● **What needs to be done**
Restate, exactly and without pictures, the lines from the start of the listing below through the line holding "from matplotlib.lines import Line2D".

== Available data ==

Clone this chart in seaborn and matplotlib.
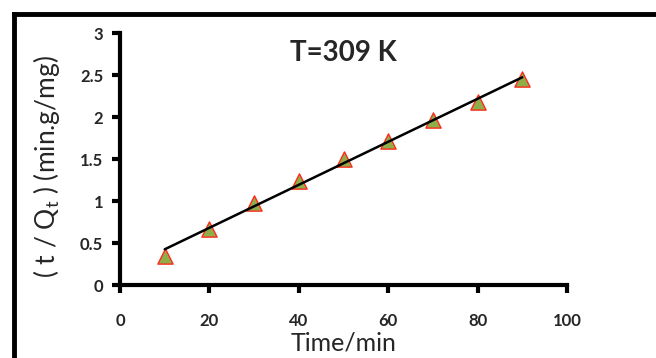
import numpy as np
import pandas as pd
import matplotlib
matplotlib.use("Agg")
import matplotlib.pyplot as plt
import seaborn as sns
from matplotlib.lines import Line2D

time_min = [10, 20, 30, 40, 50, 60, 70, 80, 90]
t_over_qt = [0.35, 0.67, 0.98, 1.24, 1.50, 1.71, 1.96, 2.18, 2.45]
x_ticks = [0, 20, 40, 60, 80, 100]
y_ticks = [0, 0.5, 1, 1.5, 2, 2.5, 3]
y_tick_labels = ["0", "0.5", "1", "1.5", "2", "2.5", "3"]
title_text = "T=309 K"

df = pd.DataFrame({"time": time_min, "tq": t_over_qt})

sns.set_theme(style="white")
plt.rcParams['font.family'] = ['Lato', 'DejaVu Sans']

fig = plt.figure(figsize=(6.56, 3.58), dpi=100)
ax = fig.add_axes([120/656, 1-285/358, (567-120)/656, (285-33)/358])

sns.regplot(data=df, x="time", y="tq", ax=ax, scatter=False, ci=None,
            line_kws=dict(color="black", lw=1.8, zorder=4))
sns.scatterplot(data=df, x="time", y="tq", ax=ax, marker="^", s=120,
                color="#8FAE4A", edgecolor="#FF2A1A", linewidth=1.0, zorder=3)

ax.set_xlim(0, 100)
ax.set_ylim(0, 3)
ax.set_xticks(x_ticks)
ax.set_xticklabels([str(v) for v in x_ticks])
ax.set_yticks(y_ticks)
ax.set_yticklabels(y_tick_labels)
for lab in ax.get_xticklabels() + ax.get_yticklabels():
    lab.set_fontweight("bold")
    lab.set_fontsize(12)
ax.tick_params(axis="both", direction="out", length=6, width=3, color="black",
               bottom=True, left=True)
ax.tick_params(axis="x", pad=14)
ax.tick_params(axis="y", pad=6)

for side in ["top", "right"]:
    ax.spines[side].set_visible(False)
for side in ["left", "bottom"]:
    ax.spines[side].set_linewidth(3)
    ax.spines[side].set_color("black")

ax.set_xlabel("Time/min", fontsize=18)
ax.xaxis.set_label_coords(0.5, -0.185)
ax.set_ylabel(r"( t / Q$_\mathregular{t}$ ) (min.g/mg)", fontsize=19)
ax.yaxis.set_label_coords(-0.13, 0.47)
ax.text(0.5, 0.92, title_text, transform=ax.transAxes, ha="center", va="center",
        fontsize=20, fontweight="bold")

fig.add_artist(Line2D([14/656, 14/656], [0, 1-14/358], color="black", lw=3.5,
                      transform=fig.transFigure, solid_capstyle="projecting"))
fig.add_artist(Line2D([14/656, 1], [1-14/358, 1-14/358], color="black", lw=3.5,
                      transform=fig.transFigure, solid_capstyle="projecting"))

fig.savefig("out.png", dpi=100, facecolor="white")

===

● **Output for this exercise**
Clone this chart in seaborn and matplotlib.
import numpy as np
import pandas as pd
import matplotlib
matplotlib.use("Agg")
import matplotlib.pyplot as plt
import seaborn as sns
from matplotlib.lines import Line2D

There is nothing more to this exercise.